Today we explore how the enterprise benefits from large-scale social business activities in the form of customer service. Previously we tackled human resources and product development.
How customer service operations will transform themselves over the coming years is really a matter of pure math. Let’s examine how call centers work: “Here” is actually “there”—in India or the Philippines or Mexico—where massive facilities of people sit at desks with computers and phone headsets, fielding call after call from individuals around the world complaining of problems they’re experiencing with a product or service. Suffice it to say that if one person is having an issue with a product, then it’s likely many others are as well.
This model breaks down financially at some point. Solving a customer’s problem on a one-on-one basis is hardly as cost-effective as solving everyone’s problem at once. So imagine, if you will, that when a brand sells a product, it informs the new customer that anytime there’s a known problem—a software patch, a recall, a service outage—a tweet or series of tweets will be sent out immediately using a common hashtag (e.g. #CiceronService) with a link to a Web page outlining specific instructions. (Comcast does this relatively well, even if using Twitter primarily for one-to-one service calls through direct messaging.) If the customer chooses to follow the brand directly, that person will see the tweet. If that person decides not to follow, he or she can still search Twitter for the hashtag and have the problem resolved.
In this scenario, a 140-character tweet has solved the problem that needed to be resolved by 100 people in a call center. The cost savings from an improved process and satisfaction from customers certainly adds to the bottom line.
I’m not a finance guy, but I’d love to see the analysis on that.
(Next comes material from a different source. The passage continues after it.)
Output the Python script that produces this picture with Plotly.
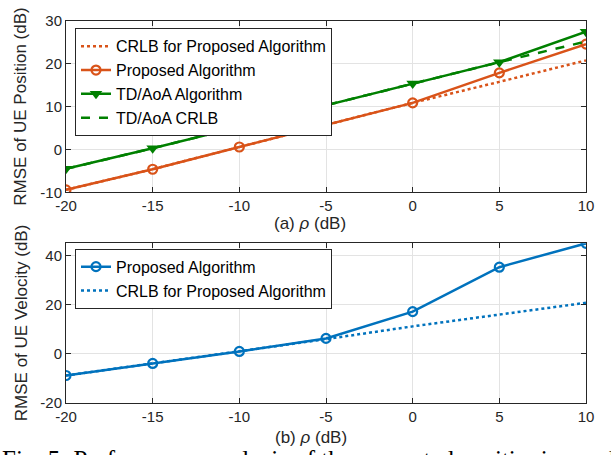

Just as marketers salivate at the idea of blasting away at thousands of “likes” and “followers” (and if you’ve been reading this blog, you know I abhor such behaviors), imagine turning that scene around to helping thousands of customers solve problems in a highly efficient, highly scaled fashion. (Mashable has a few great examples.) Also imagine capturing all of that data to turn into real business intelligence for continuously enhancing customer service and product intelligence.
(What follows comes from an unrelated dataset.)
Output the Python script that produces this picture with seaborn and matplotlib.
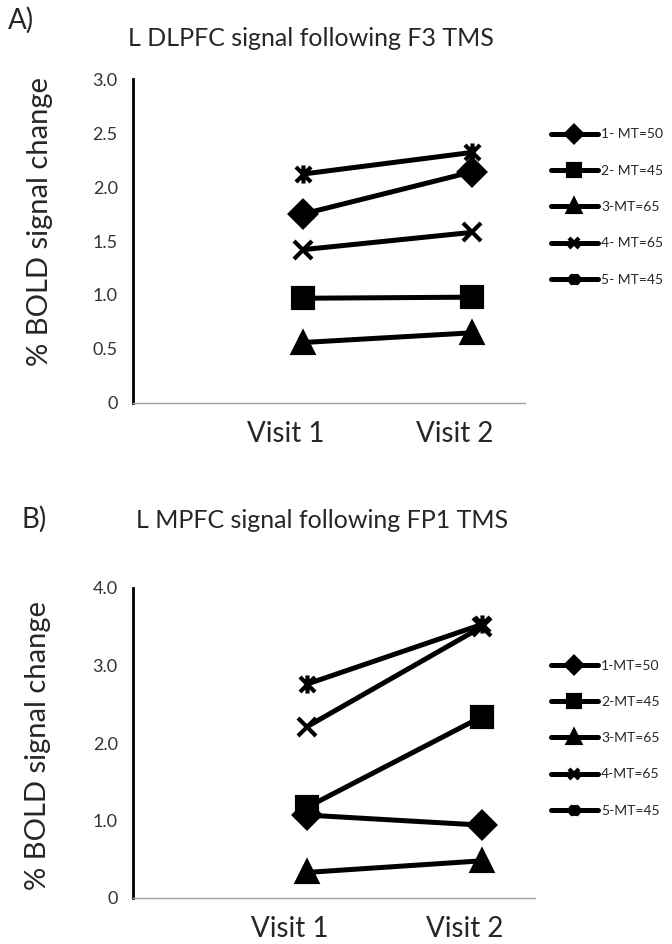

What this series has been about is very simple: There is significant, business-changing value in all of these emerging social technologies, across the enterprise. Marketers were the first to grab on for obvious reasons, but nearly all sectors of the organization should be seeking ways to use this wonderful technology to its benefits—and its customers’ benefits. I really do believe there is a goldmine of value sitting right under everyone’s noses. We simply need bold leaders to extract and scale the opportunities.